改めてピート・シーガーの歌をしっかりと聴いてみたくなって図書館に行った。図書館ではCDの貸し出しもしているからだ。そして借りてきたのはジム・マッセルマン(アップルレコードの社長)がプロデユースした2枚組みの「The Songs of Pete Seeger」(アメリカのアップルシードの原版)である。

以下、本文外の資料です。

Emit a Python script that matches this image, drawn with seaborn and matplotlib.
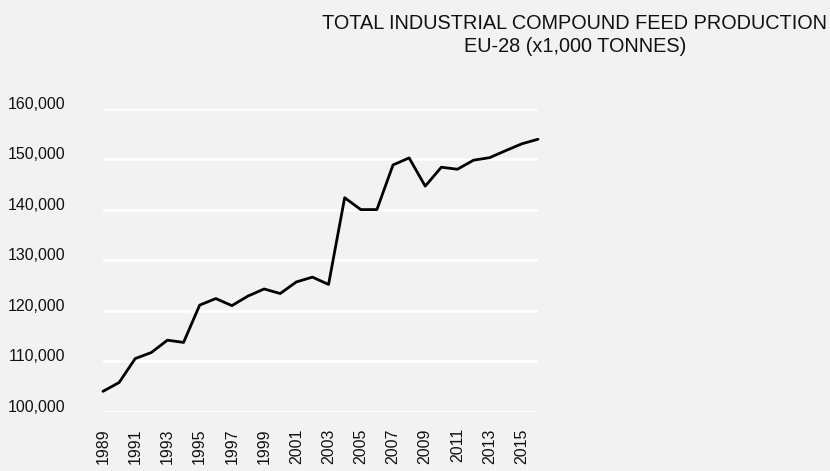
import pandas as pd
import seaborn as sns
from matplotlib import pyplot as plt
from matplotlib.ticker import FuncFormatter

years = list(range(1989, 2017))
production = [104000, 105750, 110500, 111700, 114150, 113700, 121100, 122400,
              121000, 122900, 124300, 123400, 125700, 126650, 125200, 142400,
              140050, 140050, 148900, 150300, 144700, 148450, 148050, 149850,
              150350, 151750, 153100, 154000]
year_ticks = list(range(1989, 2016, 2))
value_ticks = [100000, 110000, 120000, 130000, 140000, 150000, 160000]

df = pd.DataFrame({"year": years, "production": production})

bg = "#f2f2f2"
sns.set_style("whitegrid", {"axes.facecolor": bg, "figure.facecolor": bg,
                            "grid.color": "white", "axes.edgecolor": bg})
plt.rcParams["font.family"] = ["Liberation Sans", "DejaVu Sans"]

fig = plt.figure(figsize=(8.3, 4.71), dpi=100)
ax = fig.add_axes([103 / 830, 1 - 411.5 / 471, 435 / 830, 302.5 / 471])

sns.lineplot(data=df, x="year", y="production", ax=ax, color="black",
             linewidth=2, clip_on=False)

ax.set_xlim(1989, 2016)
ax.set_ylim(100000, 160000)
ax.set_xticks(year_ticks)
ax.set_yticks(value_ticks)
ax.yaxis.set_major_formatter(FuncFormatter(lambda v, p: f"{int(v):,}"))
ax.grid(axis="x", visible=False)
ax.grid(axis="y", color="white", linewidth=1.8)
ax.tick_params(axis="x", labelrotation=90, labelsize=11.5, pad=12, length=0,
               labelcolor="#111111")
ax.tick_params(axis="y", labelsize=11.5, pad=27, length=0, labelcolor="#111111")
for lab in ax.get_yticklabels():
    lab.set_va("baseline")
for s in ax.spines.values():
    s.set_visible(False)
ax.set_xlabel("")
ax.set_ylabel("")

# title block sits top right, above the plot
fig.text(575 / 830, 1 - 14 / 471,
         "TOTAL INDUSTRIAL COMPOUND FEED PRODUCTION\nEU-28 (x1,000 TONNES)",
         ha="center", va="top", fontsize=14.3, linespacing=1.25, color="#111111")

fig.savefig("out.png", dpi=100, facecolor=bg)
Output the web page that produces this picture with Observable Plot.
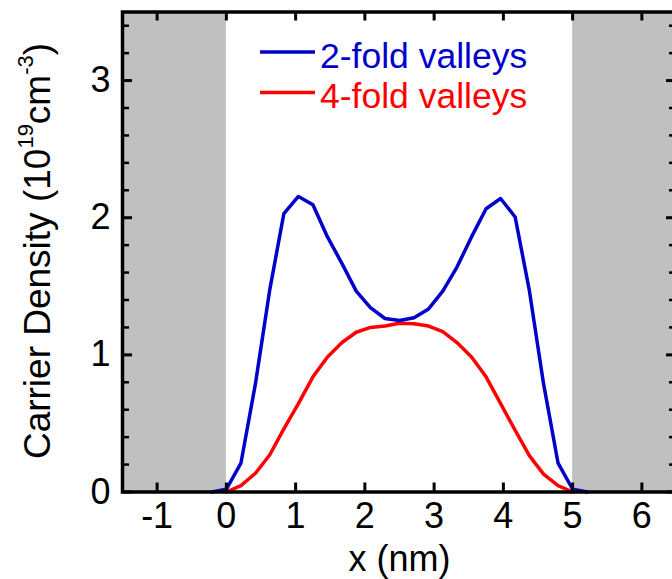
<!DOCTYPE html>
<html><head><meta charset="utf-8">
<script src="https://cdn.jsdelivr.net/npm/d3@7"></script>
<script src="https://cdn.jsdelivr.net/npm/@observablehq/plot@0.6"></script>
<style>
html,body{margin:0;padding:0;background:#fff;overflow:hidden;}
#chart{position:relative;width:672px;height:579px;overflow:hidden;}
#chart svg{max-width:none !important;}
</style></head><body><div id="chart"></div>
<script>
// ---- data ----
const xPos = [0, 0.21, 0.42, 0.625, 0.83, 1.04, 1.25, 1.46, 1.67, 1.875, 2.08, 2.29, 2.5, 2.71, 2.92, 3.125, 3.33, 3.54, 3.75, 3.96, 4.17, 4.375, 4.58, 4.79, 5.0];
const twoFold = [0.02, 0.21, 0.79, 1.47, 2.03, 2.155, 2.095, 1.86, 1.665, 1.465, 1.345, 1.265, 1.25, 1.27, 1.335, 1.465, 1.64, 1.86, 2.065, 2.14, 2.005, 1.47, 0.79, 0.21, 0.02];
const fourFold = [0, 0.047, 0.137, 0.27, 0.46, 0.645, 0.84, 0.985, 1.09, 1.165, 1.2, 1.21, 1.23, 1.227, 1.21, 1.17, 1.09, 0.985, 0.84, 0.645, 0.45, 0.265, 0.13, 0.047, 0];
const tailX = [-0.21, 5.21];
const tailY = [0, 0];
const seriesNames = ["2-fold valleys", "4-fold valleys"];
const seriesColors = ["#0000cc", "#ff0000"];
const barrierX1 = [-1.5, 5];
const barrierX2 = [0, 6.5];
const xTicks = [-1, 0, 1, 2, 3, 4, 5, 6];
const yTicks = [0, 1, 2, 3];
const yMinorTicks = [0.2, 0.4, 0.6, 0.8, 1.2, 1.4, 1.6, 1.8, 2.2, 2.4, 2.6, 2.8, 3.2, 3.4];
const xLabel = "x (nm)";

// ---- build tables ----
const twoRows = [{x: tailX[0], y: tailY[0]}, ...xPos.map((x, i) => ({x, y: twoFold[i]})), {x: tailX[1], y: tailY[1]}];
const fourRows = xPos.map((x, i) => ({x, y: fourFold[i]}));
const barriers = barrierX1.map((x1, i) => ({x1, x2: barrierX2[i]}));

const W = 690, H = 579, mL = 122, mR = 14, mT = 11.5, mB = 87.5;
const pw = W - mL - mR, ph = H - mT - mB;
const FONT = "'Liberation Sans', Arial, Helvetica, sans-serif";

const chart = Plot.plot({
  width: W, height: H,
  marginLeft: mL, marginRight: mR, marginTop: mT, marginBottom: mB,
  style: {fontFamily: FONT, fontSize: "36px", color: "black", background: "white", maxWidth: "none"},
  x: {domain: [-1.5, 6.5], label: null},
  y: {domain: [0, 3.5], label: null},
  marks: [
    Plot.rect(barriers, {x1: "x1", x2: "x2", fill: "#c0c0c0"}),
    Plot.line(fourRows, {x: "x", y: "y", stroke: seriesColors[1], strokeWidth: 3.5}),
    Plot.line(twoRows, {x: "x", y: "y", stroke: seriesColors[0], strokeWidth: 3.5}),
    Plot.ruleX(xTicks, {x: d => d, insetTop: ph - 9, stroke: "black", strokeWidth: 3}),
    Plot.ruleX(xTicks, {x: d => d, insetBottom: ph - 9, stroke: "black", strokeWidth: 3}),
    Plot.ruleY(yTicks, {y: d => d, insetRight: pw - 10, stroke: "black", strokeWidth: 3}),
    Plot.ruleY(yTicks, {y: d => d, insetLeft: pw - 10, stroke: "black", strokeWidth: 3}),
    Plot.ruleY(yMinorTicks, {y: d => d, insetRight: pw - 7, stroke: "black", strokeWidth: 2.5}),
    Plot.ruleY(yMinorTicks, {y: d => d, insetLeft: pw - 7, stroke: "black", strokeWidth: 2.5}),
    Plot.frame({stroke: "black", strokeWidth: 3.5}),
    Plot.axisX(xTicks, {tickSize: 0, tickPadding: 10, fontSize: 36, tickFormat: d => String(d), label: null}),
    Plot.axisY(yTicks, {tickSize: 0, tickPadding: 12, fontSize: 36, tickFormat: d => String(d), label: null}),
    Plot.text([xLabel], {frameAnchor: "bottom", dy: 79, fontSize: 36, fill: "black"})
  ]
});
chart.style.maxWidth = "none";
chart.setAttribute("width", W);
chart.setAttribute("height", H);

const svg = d3.select(chart);
// y-axis title with superscripts
const t = svg.append("text")
  .attr("transform", "translate(50,251) rotate(-90)")
  .attr("text-anchor", "middle")
  .attr("font-size", 37)
  .attr("fill", "black");
t.append("tspan").text("Carrier Density (10");
t.append("tspan").attr("dy", -17).attr("font-size", 22).text("19");
t.append("tspan").attr("dy", 17).text("cm");
t.append("tspan").attr("dy", -17).attr("font-size", 22).text("-3");
t.append("tspan").attr("dy", 17).text(")");

// legend
const legendRows = [{y: 52, base: 68.3}, {y: 92.5, base: 108.3}];
seriesNames.forEach((name, i) => {
  const r = legendRows[i];
  svg.append("line").attr("x1", 260).attr("x2", 315).attr("y1", r.y).attr("y2", r.y)
    .attr("stroke", seriesColors[i]).attr("stroke-width", 3.5);
  svg.append("text").attr("x", 320).attr("y", r.base).attr("font-size", 35.5)
    .attr("text-anchor", "start")
    .attr("fill", seriesColors[i]).text(name);
});

document.getElementById("chart").appendChild(chart);
</script>
</body></html>
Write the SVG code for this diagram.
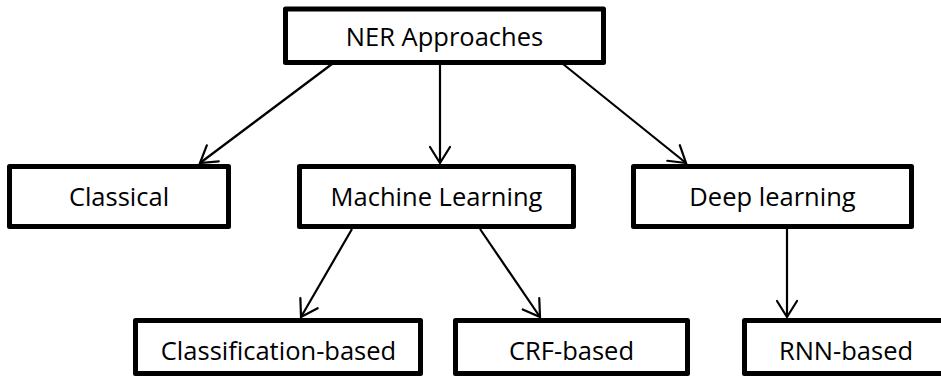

このCDは、ピート・シーガーが歌ってきた歌を、ピートの示唆を受けてジム・マッセルマンが選曲し、様々な歌手やグループによって歌い演奏したもので、1枚目の冒頭は「花はどこへいった」だ。トミー・サンズとドロレス・ケーンがオヤ!と思うほどゆったりとつぶやくようにうたい、それを支えるバックも少女たちによるコーラスものんびりと心を込めて二人に同化している。聴く僕は「天使のハンマー」と一枚目の最後の「ウイモウウエ」のウインドウエックと繰り返すそのバックコーラスに何故か会場(スタジオのはずなのに)から拍手が起こる様に、思わず身を躍らせてしまうのだ。

2枚目は、「WE SHARU OVERCOME」を、ブルース・スプリングステイーンがしっとりと歌って始まり、3曲目にジュディ・コリンズが「金の糸」を明るいキレイな声で切々と歌い上げていて惹き込まれた。どの歌手も、ブルース・スプリングステイーンも声を張り上げずに自分の思いを内に秘めて歌い、聴く僕の心に浸み込んで来る。

ピート・シーガーは、非暴力活動を表明して唄ってきたが、非暴力とはこういうことなのだ。だから大勢の歌手をひきつけて世界に伝わっていったのだろう。
アルバムの最後は、ピート・シーガーがここでが歌うただ一つの曲「私は未だ模索中」である。